Quant à la localisation des chefs-lieux des régions issues de la fusion des régions actuelles, elle ne sera nullement déterminée par arrêté ministériel, mais par les élus du territoire concerné, dans le cadre d'un débat qui sera ouvert une fois la loi promulguée. Si un chef-lieu n'est pas établi au terme de cette consultation, il reviendra effectivement au Gouvernement de faire ce choix par voie réglementaire, mais c'est un choix qui devra être entériné par l'assemblée délibérante de la collectivité, une fois qu'elle aura été élue. Nous ne faisons donc aucunement preuve de jacobinisme ni d'autoritarisme. Les territoires pourront aussi décider de l'articulation entre l'administration régionale et l'administration déconcentrée de l'État, afin de créer des équilibres territoriaux. Car si certaines capitales administratives et économiques vont de soi, elles ne se superposent pas nécessairement. En revanche, la loi interdit de faire siéger l'assemblée délibérante d'une région dans une ville différente de la préfecture de région, cette dernière devant pouvoir exercer son contrôle de légalité dans des conditions satisfaisantes.

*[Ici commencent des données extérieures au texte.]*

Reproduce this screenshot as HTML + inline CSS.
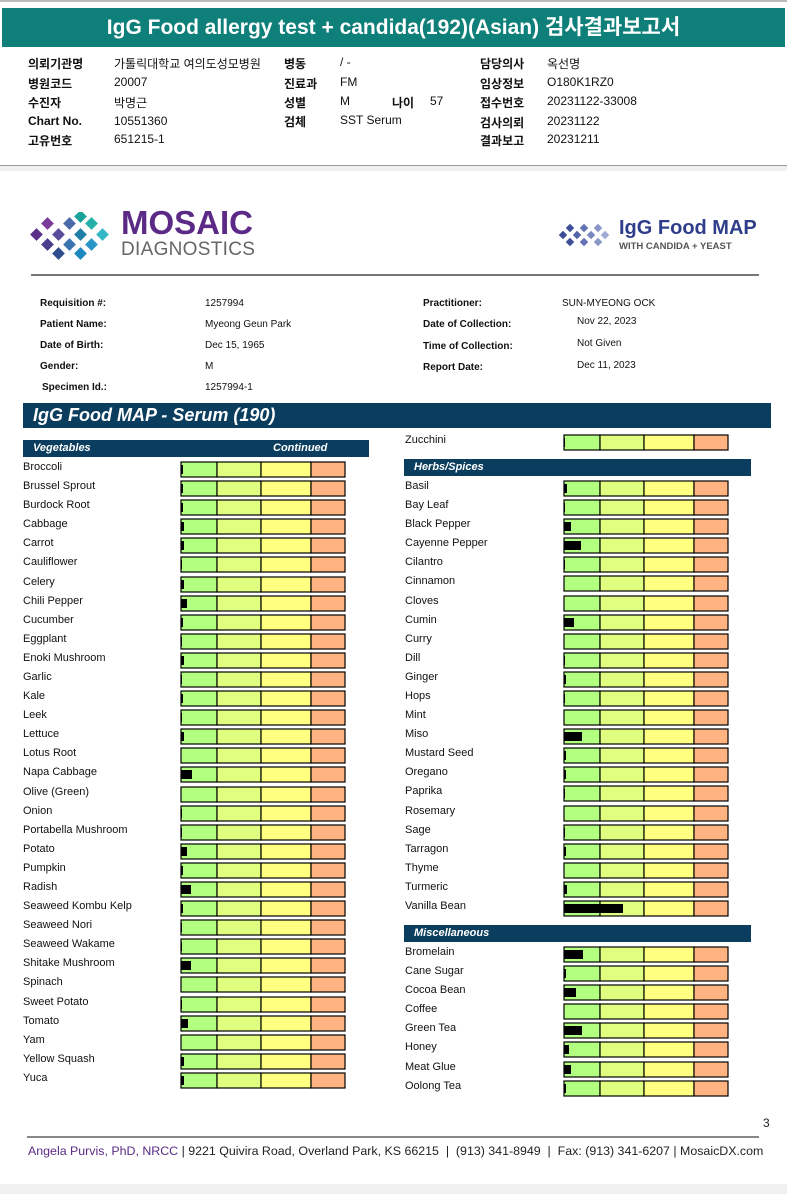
<!DOCTYPE html>
<html><head><meta charset="utf-8">
<style>
body{margin:0;width:787px;height:1194px;position:relative;background:#fff;font-family:"Liberation Sans","Noto Sans CJK KR",sans-serif;overflow:hidden}
.a{position:absolute;white-space:nowrap}
.k{font-family:"Liberation Sans","Noto Sans CJK KR",sans-serif;font-size:12px;color:#111}
.kb{font-weight:bold}
.i{font-size:10px;color:#111}
.ib{font-size:10px;font-weight:bold;color:#111}
.hdr{position:absolute;background:#0b3d5e;color:#fff;font-weight:bold;font-style:italic;font-size:11px}
.lab{position:absolute;font-size:11px;color:#111;white-space:nowrap}
</style></head><body>
<div class="a" style="left:0;top:0;width:787px;height:2px;background:#bbb"></div>
<div class="a" style="left:2px;top:8px;width:783px;height:39px;background:#0f7f79;color:#fff;font-size:21px;font-weight:bold;text-align:center;line-height:39px">IgG Food allergy test + candida(192)(Asian) 검사결과보고서</div>

<div>
<div class="a k kb" style="left:28px;top:55px">의뢰기관명</div><div class="a k" style="left:114px;top:55px">가톨릭대학교 여의도성모병원</div>
<div class="a k kb" style="left:28px;top:75px">병원코드</div><div class="a k" style="left:114px;top:75px">20007</div>
<div class="a k kb" style="left:28px;top:94px">수진자</div><div class="a k" style="left:114px;top:94px">박명근</div>
<div class="a k kb" style="left:28px;top:114px">Chart No.</div><div class="a k" style="left:114px;top:114px">10551360</div>
<div class="a k kb" style="left:28px;top:132px">고유번호</div><div class="a k" style="left:114px;top:132px">651215-1</div>
<div class="a k kb" style="left:284px;top:55px">병동</div><div class="a k" style="left:340px;top:55px">/ -</div>
<div class="a k kb" style="left:284px;top:75px">진료과</div><div class="a k" style="left:340px;top:75px">FM</div>
<div class="a k kb" style="left:284px;top:94px">성별</div><div class="a k" style="left:340px;top:94px">M</div>
<div class="a k kb" style="left:392px;top:94px">나이</div><div class="a k" style="left:430px;top:94px">57</div>
<div class="a k kb" style="left:284px;top:113px">검체</div><div class="a k" style="left:340px;top:113px">SST Serum</div>
<div class="a k kb" style="left:480px;top:55px">담당의사</div><div class="a k" style="left:547px;top:55px">옥선명</div>
<div class="a k kb" style="left:480px;top:75px">임상정보</div><div class="a k" style="left:547px;top:75px">O180K1RZ0</div>
<div class="a k kb" style="left:480px;top:94px">접수번호</div><div class="a k" style="left:547px;top:94px">20231122-33008</div>
<div class="a k kb" style="left:480px;top:114px">검사의뢰</div><div class="a k" style="left:547px;top:114px">20231122</div>
<div class="a k kb" style="left:480px;top:132px">결과보고</div><div class="a k" style="left:547px;top:132px">20231211</div>
</div>
<div class="a" style="left:0;top:165px;width:787px;height:1px;background:#999"></div>
<div class="a" style="left:0;top:166px;width:787px;height:5px;background:#f0f0f0"></div>

<svg class="a" style="left:30px;top:212px" width="82" height="48" viewBox="0 0 82 48">
<g>
<rect x="2" y="18" width="9" height="9" transform="rotate(45 6.5 22.5)" fill="#5b2f8a"/>
<rect x="13" y="7" width="9" height="9" transform="rotate(45 17.5 11.5)" fill="#7a3c9a"/>
<rect x="13" y="28" width="9" height="9" transform="rotate(45 17.5 32.5)" fill="#4c3c8c"/>
<rect x="24" y="18" width="9" height="9" transform="rotate(45 28.5 22.5)" fill="#5a4c9c"/>
<rect x="24" y="37" width="9" height="9" transform="rotate(45 28.5 41.5)" fill="#2e4d8c"/>
<rect x="35" y="7" width="9" height="9" transform="rotate(45 39.5 11.5)" fill="#4a6aa8"/>
<rect x="35" y="28" width="9" height="9" transform="rotate(45 39.5 32.5)" fill="#3a73b0"/>
<rect x="46" y="18" width="9" height="9" transform="rotate(45 50.5 22.5)" fill="#1f7fa6"/>
<rect x="46" y="0" width="9" height="9" transform="rotate(45 50.5 4.5)" fill="#1aa39a"/>
<rect x="46" y="37" width="9" height="9" transform="rotate(45 50.5 41.5)" fill="#1d88c0"/>
<rect x="57" y="7" width="9" height="9" transform="rotate(45 61.5 11.5)" fill="#22b0a8"/>
<rect x="57" y="28" width="9" height="9" transform="rotate(45 61.5 32.5)" fill="#2a96c8"/>
<rect x="68" y="18" width="9" height="9" transform="rotate(45 72.5 22.5)" fill="#34b8c6"/>
</g></svg>
<div class="a" style="left:121px;top:206px;color:#5b2a86;font-size:33px;font-weight:bold;line-height:33px">MOSAIC</div>
<div class="a" style="left:121px;top:239px;color:#666;font-size:19px;line-height:21px;letter-spacing:0.3px">DIAGNOSTICS</div>
<svg class="a" style="left:558px;top:221px" width="54" height="30" viewBox="0 0 54 30">
<g fill="#3b4e96">
<rect x="2" y="11" width="6" height="6" transform="rotate(45 5 14)"/>
<rect x="9" y="4" width="6" height="6" transform="rotate(45 12 7)"/>
<rect x="9" y="18" width="6" height="6" transform="rotate(45 12 21)"/>
<rect x="16" y="11" width="6" height="6" transform="rotate(45 19 14)" fill="#5566aa"/>
<rect x="23" y="4" width="6" height="6" transform="rotate(45 26 7)" fill="#6272b2"/>
<rect x="23" y="18" width="6" height="6" transform="rotate(45 26 21)" fill="#6272b2"/>
<rect x="30" y="11" width="6" height="6" transform="rotate(45 33 14)" fill="#7c88c0"/>
<rect x="37" y="4" width="6" height="6" transform="rotate(45 40 7)" fill="#8a96c8"/>
<rect x="37" y="18" width="6" height="6" transform="rotate(45 40 21)" fill="#8a96c8"/>
<rect x="44" y="11" width="6" height="6" transform="rotate(45 47 14)" fill="#a0aad4"/>
</g></svg>
<div class="a" style="left:619px;top:217px;color:#2f3e8a;font-size:20px;font-weight:bold">IgG Food MAP</div>
<div class="a" style="left:619px;top:241px;color:#555;font-size:9.5px;font-weight:bold">WITH CANDIDA + YEAST</div>
<div class="a" style="left:31px;top:274px;width:728px;height:2px;background:#777"></div>

<div>
<div class="a ib" style="left:40px;top:298px">Requisition #:</div><div class="a i" style="left:205px;top:298px">1257994</div>
<div class="a ib" style="left:40px;top:319px">Patient Name:</div><div class="a i" style="left:205px;top:319px">Myeong Geun Park</div>
<div class="a ib" style="left:40px;top:340px">Date of Birth:</div><div class="a i" style="left:205px;top:340px">Dec 15, 1965</div>
<div class="a ib" style="left:40px;top:361px">Gender:</div><div class="a i" style="left:205px;top:361px">M</div>
<div class="a ib" style="left:42px;top:382px">Specimen Id.:</div><div class="a i" style="left:205px;top:382px">1257994-1</div>
<div class="a ib" style="left:423px;top:298px">Practitioner:</div><div class="a i" style="left:562px;top:298px">SUN-MYEONG OCK</div>
<div class="a ib" style="left:423px;top:319px">Date of Collection:</div><div class="a i" style="left:577px;top:316px">Nov 22, 2023</div>
<div class="a ib" style="left:423px;top:341px">Time of Collection:</div><div class="a i" style="left:577px;top:338px">Not Given</div>
<div class="a ib" style="left:423px;top:362px">Report Date:</div><div class="a i" style="left:577px;top:360px">Dec 11, 2023</div>
</div>

<div class="hdr" style="left:23px;top:403px;width:748px;height:25px;font-size:18px;line-height:25px;padding-left:10px;box-sizing:border-box">IgG Food MAP - Serum (190)</div>

<div id="chart"></div>

<div class="a" style="left:763px;top:1116px;font-size:12px;color:#222">3</div>
<div class="a" style="left:27px;top:1136px;width:732px;height:2px;background:#888"></div>
<div class="a" style="left:28px;top:1144px;font-size:12.4px;color:#222"><span style="color:#5b2a86">Angela Purvis, PhD, NRCC</span> | 9221 Quivira Road, Overland Park, KS 66215 &nbsp;| &nbsp;(913) 341-8949 &nbsp;| &nbsp;Fax: (913) 341-6207 | MosaicDX.com</div>
<div class="a" style="left:0;top:1184px;width:787px;height:10px;background:#f0f0f0"></div>

<script>
const vegNames=["Broccoli","Brussel Sprout","Burdock Root","Cabbage","Carrot","Cauliflower","Celery","Chili Pepper","Cucumber","Eggplant","Enoki Mushroom","Garlic","Kale","Leek","Lettuce","Lotus Root","Napa Cabbage","Olive (Green)","Onion","Portabella Mushroom","Potato","Pumpkin","Radish","Seaweed Kombu Kelp","Seaweed Nori","Seaweed Wakame","Shitake Mushroom","Spinach","Sweet Potato","Tomato","Yam","Yellow Squash","Yuca"];
const vegValues=[2,2,2,3,3,1,3,6,2,1,3,1,2,1,3,0,11,0,1,1,6,2,10,2,1,1,10,0,1,7,0,3,3];
const zucNames=["Zucchini"];
const zucValues=[1];
const herbNames=["Basil","Bay Leaf","Black Pepper","Cayenne Pepper","Cilantro","Cinnamon","Cloves","Cumin","Curry","Dill","Ginger","Hops","Mint","Miso","Mustard Seed","Oregano","Paprika","Rosemary","Sage","Tarragon","Thyme","Turmeric","Vanilla Bean"];
const herbValues=[3,1,7,17,1,0,0,10,0,1,2,1,0,18,2,2,1,0,1,2,0,3,59];
const miscNames=["Bromelain","Cane Sugar","Cocoa Bean","Coffee","Green Tea","Honey","Meat Glue","Oolong Tea"];
const miscValues=[19,2,12,0,18,5,7,2];
const zoneBreaks=[0,36,80,130,164];
const zoneColors=["#b3ff80","#e0ff80","#ffff80","#ffb380"];
const scaleMax=164;
const chart=document.getElementById('chart');
const ROW=19.09, BARW=164, BARH=15;
function xScale(v){return v/scaleMax*BARW;}
function header(x,y,w,text,extra){
  const h=document.createElement('div');
  h.className='hdr';
  h.style.cssText=`left:${x}px;top:${y}px;width:${w}px;height:17px;line-height:17px;padding-left:10px;box-sizing:border-box`;
  h.textContent=text;
  
  
  if(extra){const s=document.createElement('span');s.textContent=extra;s.style.cssText='position:absolute;left:250px';h.appendChild(s);}
  chart.appendChild(h);
}
function rows(names,vals,lx,bx,y0){
  names.forEach((n,i)=>{
    const cy=y0+i*ROW;
    const l=document.createElement('div');
    l.className='lab';l.textContent=n;l.style.left=lx+'px';l.style.top=(cy-7)+'px';
    
    
    chart.appendChild(l);
    const svg=document.createElementNS('http://www.w3.org/2000/svg','svg');
    svg.setAttribute('width',BARW+2);svg.setAttribute('height',BARH+2);
    svg.style.cssText=`position:absolute;left:${bx-1}px;top:${cy-7}px`;
    
    
    for(let z=0;z<4;z++){
      const r=document.createElementNS(svg.namespaceURI,'rect');
      const x0=xScale(zoneBreaks[z]),x1=xScale(zoneBreaks[z+1]);
      r.setAttribute('x',x0+1);r.setAttribute('y',1);r.setAttribute('width',x1-x0);r.setAttribute('height',BARH);
      r.setAttribute('fill',zoneColors[z]);r.setAttribute('stroke','#000');r.setAttribute('stroke-width','1.2');
      
      
      svg.appendChild(r);
    }
    const v=vals[i];
    if(v>0){
      const b=document.createElementNS(svg.namespaceURI,'rect');
      b.setAttribute('x',1);b.setAttribute('y',4);b.setAttribute('width',xScale(v));b.setAttribute('height',BARH-6);b.setAttribute('fill','#000');
      
      
      svg.appendChild(b);
    }
    chart.appendChild(svg);
  });
}
header(23,440,346,'Vegetables','Continued');
rows(vegNames,vegValues,23,181,468);
rows(zucNames,zucValues,405,564,441);
header(404,459,347,'Herbs/Spices');
rows(herbNames,herbValues,405,564,487);
header(404,925,347,'Miscellaneous');
rows(miscNames,miscValues,405,564,953);
</script>
</body></html>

J'aborderai, pour terminer, la question des économies. Lorsque j'étais ministre du Budget, l'opposition me reprochait de ne faire que 50 milliards d'euros d'économies au lieu de 100 milliards. Et, bien qu'elle préconise d'y parvenir par des réformes structurelles, elle estime que celles que nous appliquons ne sont jamais les bonnes, pour mieux nous reprocher ensuite de ne pas en faire ! Mais, contrairement à ce qu'elle affirme, la réforme structurelle que nous proposons nous permettra de réaliser des économies significatives. En fusionnant les régions, nous mutualiserons leurs directions des ressources humaines et leurs directions financières. M. Philippe Gosselin, qui évoquait tout à l'heure les fusions de communes, sait parfaitement que la seule fusion importante qui ait eu lieu dans le département de la Manche est celle de Cherbourg-Octeville en 2000. En y rassemblant toutes les fonctions « support », nous y avons réalisé 25 % d'économies de fonctionnement en dix ans.